A Cruz win would make it harder for Trump to reach the magic number of 1,237 delegates needed to secure the nomination before the Republican national convention in July. The winner will get to claim all of Wisconsin's 42 delegates.

"If he continues to fumble the ball, he risks everything," said David Bossie, who as president of the conservative group Citizens United has helped to introduce Trump to grassroots activists. "These types of ham-handed mistakes give his opponents even greater opportunity."

But losing the Republican nomination may not keep Trump out of the November election.

In excerpts of an interview on "Fox News Sunday" to be aired this Sunday, Trump said he wanted to run as a Republican but declined to rule out a third-party candidacy.

Asked what he would do if he didn’t get the Republican nomination, Trump replied: “We’re going to have to see how I was treated.”

TRUMP, PARTY TALK UNITY

A businessman and former reality TV show host, Trump has never held public office but hails his mastery of negotiating business deals as the sort of experience a U.S. president needs to be successful at home and abroad.

He sent ripples through the Republican Party, which promotes a muscular foreign policy, by declaring NATO obsolete and for asserting that as president he might loosen the ties with longstanding U.S. allies.

Trump made a surprise visit on Thursday to the Republican National Committee in Washington where he said he and Chairman Reince Priebus discussed how to unify the party going into the July convention.

Priebus also addressed any confusion Trump may have had about delegate allocation rules that will govern the proceedings, a source familiar with the meeting told Reuters.

Should Trump fail to win enough delegates to secure the nomination outright in the state-by-state contests ending in June, party delegates will select a nominee at the convention in a complex process of sequential votes.

Online predictions market PredictIt said on Friday that the probability Trump will win his party's nomination has dropped sharply in the past week while the likelihood of a contested convention to choose another candidate has risen.

CAMPAIGN STYLE A RISK

Those Republicans who see in Trump a chance to generate voter turnout beyond party regulars to blue-collar Democrats and win the White House say his detail-free style of campaigning has come back to haunt him and he needs to gear up for a new phase.

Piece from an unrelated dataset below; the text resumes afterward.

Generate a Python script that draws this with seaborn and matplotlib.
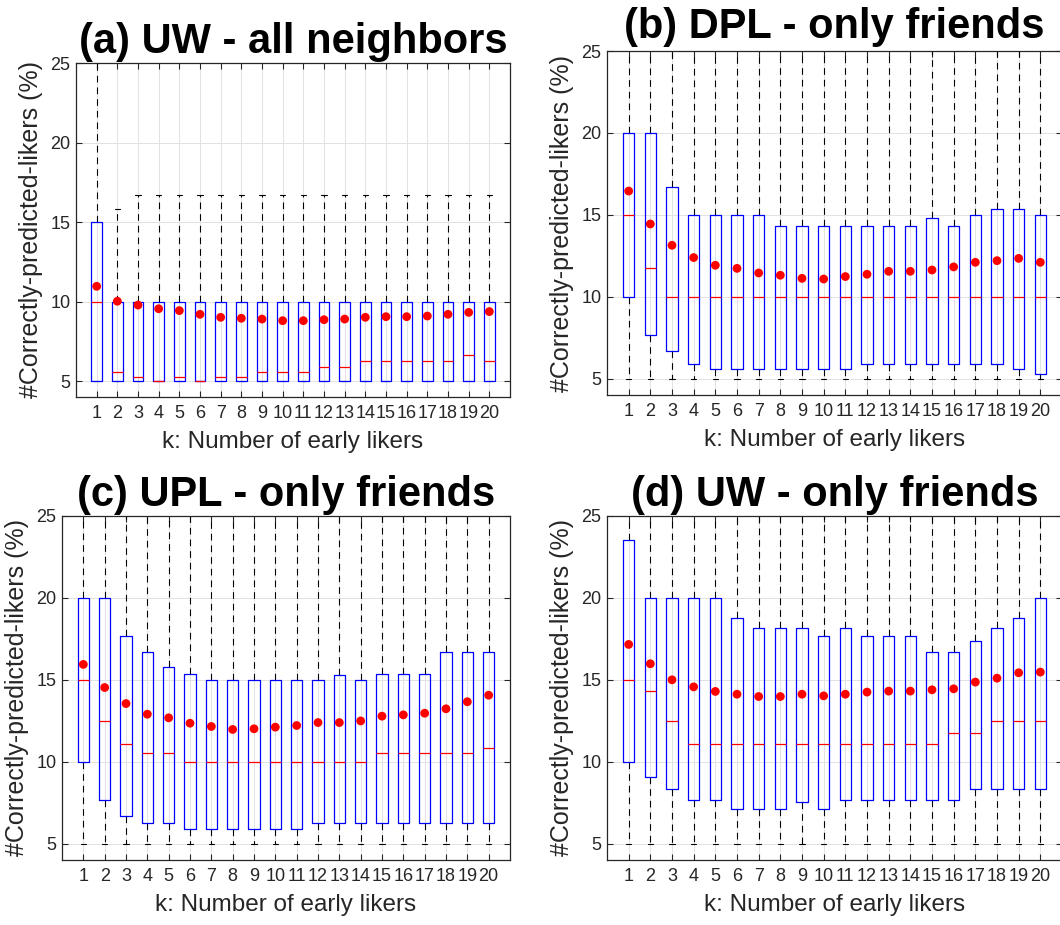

Trump needs to be less sensitive about attacks from opponents and let some go by without responding, said retired neurosurgeon Ben Carson, a former Republican presidential candidate who dropped out of the race earlier this year and has since endorsed Trump.

"If he can just get beyond that and learn how to bite his tongue and redirect people to something that is important, it will show a level of statesmanship," Carson said.

During the Wisconsin campaign, Trump has relentlessly attacked the state's governor, Scott Walker, another Republican who dropped out of the presidential race last year and who has endorsed Cruz.

Former U.S. House of Representatives Speaker Newt Gingrich, who has offered Trump informal advice, said Trump should replicate the type of performance he gave at the American Israel Public Affairs Committee on March 21, when he spoke from a teleprompter and offered a well-thought-out case for strong U.S.-Israeli relations.

Gingrich said Trump should make eight to 10 policy speeches in order to give voters "a sense of stability and seriousness."

"He's gone from being an insurgent that people laughed at and a front-runner that people were amazed by to the potential nominee. That requires you to change your role as all this comes together," Gingrich said.

Alternatively, Trump could start to listen to what he says is his wife Melania's longtime admonishment: "Darling, be more presidential."

Former Secretary of State Hillary Clinton and U.S. Senator Bernie Sanders will compete in Wisconsin on Tuesday on the Democratic Party side. Both have hop-scotched between Wisconsin and New York, which holds its primary on April 19.

Clinton, a former U.S. senator from New York with national campaign headquarters in Brooklyn, is trying to prevent the Brooklyn-born Sanders, who represents Vermont in the Senate, from eroding support on her home turf. Both candidates will attend a state party fundraising dinner in Wisconsin on Saturday.